ARTICLE V - Prohibited Transactions
No part of the net earnings of the Association shall inure to the benefit of, or be distributable to, its members, directors, officers, or other private persons, except that the Association shall be authorized and empowered to pay reasonable compensation for services rendered, and to make payments and distributions in furtherance of the purposes set forth in Article III hereof. No substantial part of the activities of the Association shall be the carrying on of propaganda or otherwise attempting to influence legislation, and the Association shall not participate in or intervene in (including the publishing or distribution of statements) any political campaign on behalf of any candidate for public office. Notwithstanding any other provision of these Articles of Incorporation, the Association shall not carry on any other activities not permitted to be carried on by a corporation exempt from federal income tax under Section 50l(c)(10) of the Internal Revenue Code of 1986 (or the corresponding provision of any future United States Internal Revenue law).

ARTICLE VI - Members
The Association may have one or more classes of members. The designation of the class or classes, the manner of election or appointment, and the qualifications and rights of the members shall be as set forth in the Bylaws of the Association.

ARTICLE VII - Disposition of Assets Upon Dissolution
Upon the dissolution of the Association, the Board of Directors shall, after paying or making provision for the payment of all of the liabilities of the Association, dispose of all of the assets of the Association exclusively for charitable, educational, religious, or scientific purposes as shall at the time qualify as an exempt organization or organizations under Section 501(c)(3) of the Internal Revenue Code of 1986 (or the corresponding provision of any future United States Internal Revenue law) as the Board of Directors shall determine.

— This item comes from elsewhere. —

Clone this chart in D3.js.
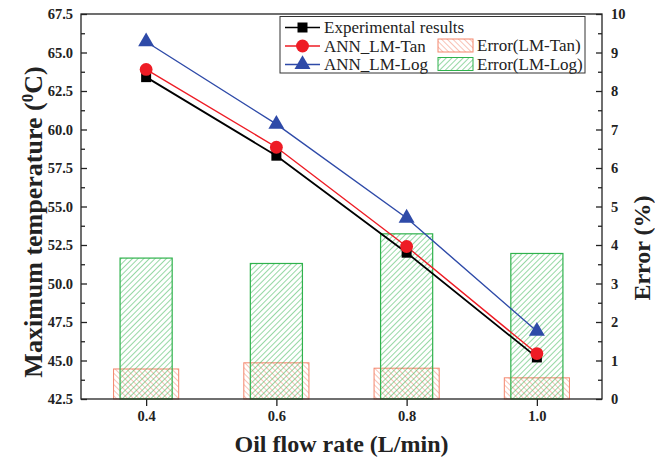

ARTICLE VIII - Indemnification of Officers, Directors, Employees and Agents
The Association shall indemnify and hold harmless any person who was or is a party or is threatened to be made a party to any threatened, pending, or completed action, suit, or proceeding, whether civil, criminal, administrative, or investigative, other than an action by or in the right of the Association by reason of the fact that such person is or was a director, officer, employee, or agent of the Association, or is or was serving at the request of the corporation as a director, officer, employee, or agent of another corporation, partnership, joint venture, trust, or other enterprise, against expenses, including attorney's fees, judgments, fines, and amounts paid in settlement actually and reasonably incurred by such person in connection with such action,  suit, or proceeding if such person acted in good faith and in a manner he or she reasonably believed to be in or not opposed to the best interests of the Association, and, with respect to any criminal action or proceeding, had no reasonable cause to believe his or her conduct was unlawful. The termination of any action, suit or proceeding by judgment, order, settlement, conviction, or upon a plea of nolo contendere or its equivalent shall not, of itself, create a presumption that the person did not act in good faith and in a manner which he or she reasonably believed to be in or not opposed to the best interests of the Association, and with respect to any criminal action or proceeding, had reasonable cause to believe that his or her conduct was unlawful.

ARTICLE IX - Registered Office and Registered Agent
The mailing address of the registered office of the Association is P. O. Box 2, Boys Town, Nebraska, 68010, and the name of its registered agent at such address is Tony Jones.